I always thank my God for you because of his grace given you in Christ Jesus. For in him you have been enriched in every way—with all kinds of speech and with all knowledge— (I Corinthians 1:4-5)
I read
this verse in the middle of the night, and thought, “Oh, those proud
Corinthians, I don’t have anything to say about this passage.” This morning as
I looked at it again, I thought, “Ugh. I haven’t been enriched that way.” The green-eyed
dragon peeks out from behind my eyes. It doesn’t help that most of the
non-cashiers I work with are far more knowledgeable and/or skilled than I am.
While I made wreaths, they were decorating them and/or talking about floral
breeding programs and sideline businesses they’ve done. Don’t get me wrong, I’m
honored to work with them and I’m thrilled to be learning how to make wreaths,
but yesterday, I walked away feeling like the charity case that they keep
around to do the work they don’t want to. (Lies…lies…)
What it
boils down to is that I’m such a Corinthian. While Timothy had to be encouraged
to use his gifts, the Corinthians were show-and-tell, and the thing they
seemed to think deserved the most tremendous applause was tongues. Lots of “Look at me!” Lots of green-eyed
dragons are peeking. Lots of “Not Good Enough” lies are being whispered.
But Paul
thanked God for the speech (gifts?) and the knowledge God had given the Corinthians.

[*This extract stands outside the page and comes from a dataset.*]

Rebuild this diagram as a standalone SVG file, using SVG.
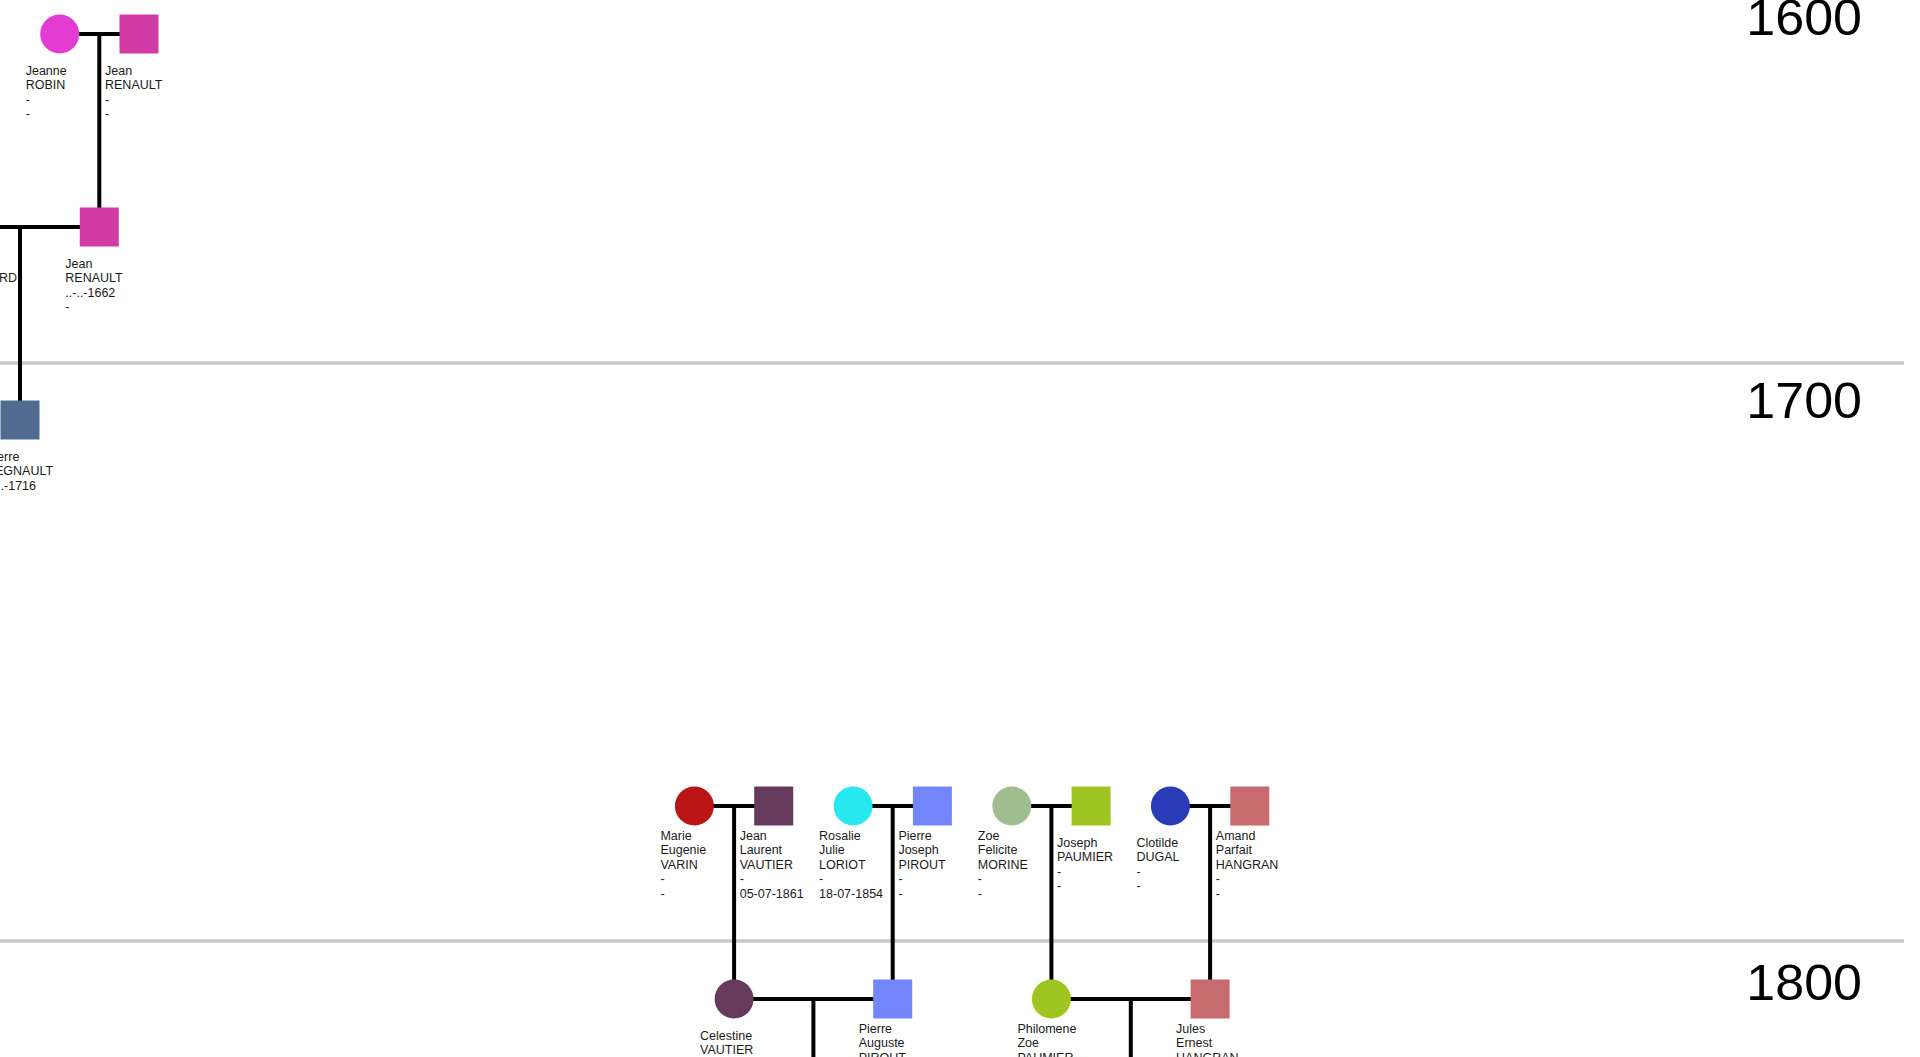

Later in the book, he corrected their bad focus. But here, he seems to thank God
for the very things that he growls about later. The same blessings they were
given are also the sources of their struggles and failures. And I can relate. The
things that I try to grasp to make myself feel valuable, the things
that I think I would thank God if I had them, are the very things that trip me
up.
I whine
because I’m not smart enough, talented enough, but the key here is the “enough.”
Just because I’m not Dr. Younghoon Kim (“officially” the most intelligent man in the
world) doesn't mean I have an IQ of 1. Just because my coworkers know
things and have done things I admire doesn’t mean that I have nothing to contribute.
While I’m thinking all-or-nothing, black or white, that’s bad thinking.
And as
usual, what I’ve written isn’t for pity. It’s also an invitation for you to
consider yourself. I need to thank God for the things He’s given me, rather than making them a point of pride. I suspect this is human nature, so
what are the things you are tempted to say “Not good enough” about? Talk to God
about them. Are you listening to lies, too? Do you have a green-eyed dragon? Is
“Not Good Enough” one of your demons? Talk to God about them.